Bron: https://www.bertha-dudde.org/nl/proclamation/0897
0897 Goddelijke genade
4 mei 1939: Boek 18
Hoor de goddelijke stem: De mens moet door de strijd met zichzelf sterker worden en alle levensproeven proberen te doorstaan. Er staat hem immers altijd geestelijke kracht ten dienste en onophoudelijk omgeven geestelijke vrienden hem, die bereid zijn om hulp te bieden en slechts wachten op zijn roep. En zo mag jij steeds maar jouw gedachten vragend tot hen wenden, en je ontkomt aan elke nood en gevaar.
En ontvang nu: De goddelijke genade, en met haar het erbarmen en de liefde van de Vader in de hemel, komt elk mens in die mate toe, dat deze volkomen vrij kan worden van alle aardse boeien en elk verlangen, dat het materiële leven betreft. De Vader in de hemel geeft voortdurend en Zijn genade raakt niet uitgeput. Alleen mag daar van menselijke zijde niet achteloos aan voorbij worden gegaan, maar ze moet bewust begeerd en ontvangen worden. Alleen dan is het mensenkind tegen elke aanvechting opgewassen, want hij is niet alleen overwinnaar, maar de goddelijke kracht openbaart zich aan het mensenkind. En de mens is dan met gemak in staat om te overwinnen, wat hem voorheen onoverwinnelijk leek.
De mens kan het begrip ‘genade’ niet in zijn diepste betekenis begrijpen. Het is een zo buitengewoon doen toekomen van goddelijke kracht, het is een voortdurend overdragen van geestelijke kracht. Het is een bewijs van eeuwig durende liefde en goddelijke erbarming. En als de mens in de genade van God leeft, is hij door een onzichtbare bescherming omgeven.
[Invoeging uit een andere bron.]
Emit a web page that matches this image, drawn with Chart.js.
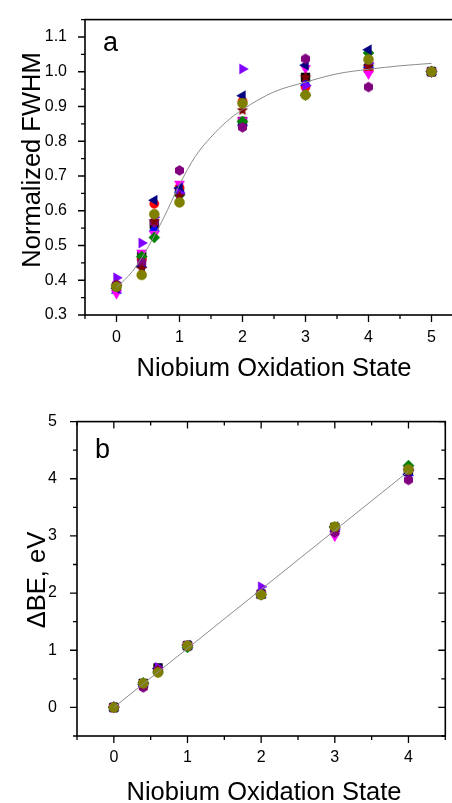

Hij verlangt naar de schenking van goddelijke kracht en wordt hier als het ware door gegrepen, zodat al zijn handelen en denken bepaald wordt door de goddelijke wil. De genade van God helpt hem om volgens de wil van God werkzaam te zijn.
Alleen een door en door gelovig mens kan de genade van God bewust in ontvangst nemen, want hij gelooft in God, in Zijn kracht en Zijn directe verbinding met de mensen en in de grote liefde, die zich dus door de schenking van de genade uit. Hij verlangt en ontvangt en neemt dus de uitstroming van de goddelijke liefde in zich op. En dit moet hem dan weer sterker maken en het geloof in en de liefde voor de Schepper doen toenemen en tegelijkertijd echter ook tegenstand laten bieden aan alle verdrukkingen van de kant van de aarde, want de kracht uit God is sterker dan alle vijandelijkheden van de wereld.
“Vraag, dan zullen jullie ontvangen”. En dat betreft in het bijzonder de jullie voortdurend toegekende genade, zonder welke jullie het aardse leven moeilijk de baas zouden kunnen worden. Vragen om de goddelijke genade betekent als het ware voortdurend de verbinding met de Vader in de hemel zoeken. En deze verbinding al moet jullie kracht geven, want jullie zoeken dan de geest van Degene, waarvan jullie uitgegaan zijn. Jullie wenden je zoekend naar hulp tot Hem, Wiens schepselen jullie zijn. Jullie herkennen jullie oorsprong en buigen je gewillig voor de goddelijke kracht. En zo kan ze jullie ook gegeven worden. En in zo’n mate, dat voor jullie het leven op aarde gemakkelijker te dragen lijkt en jullie zonder haperingen de opdracht op aarde kunnen vervullen.
Want aan degenen, die God liefhebben en naar Zijn kracht verlangen, geeft Hij onbegrensd. En degenen, die zich bewust aanbevolen houden voor de genade van God mogen ook onbegrensd de schenking van liefde in ontvangst nemen, die de Vader in de hemel Zijn kinderen toebedacht heeft, om de strijd op aarde voor hen gemakkelijk te maken. Want alles is aan Zijn genade gelegen. En zalig zijn degenen, die om genade smeken, want ze zullen op aarde zichtbaar beschermd worden en geen andere hulp nodig hebben, dan die van boven komt, die Gods liefde en erbarming is.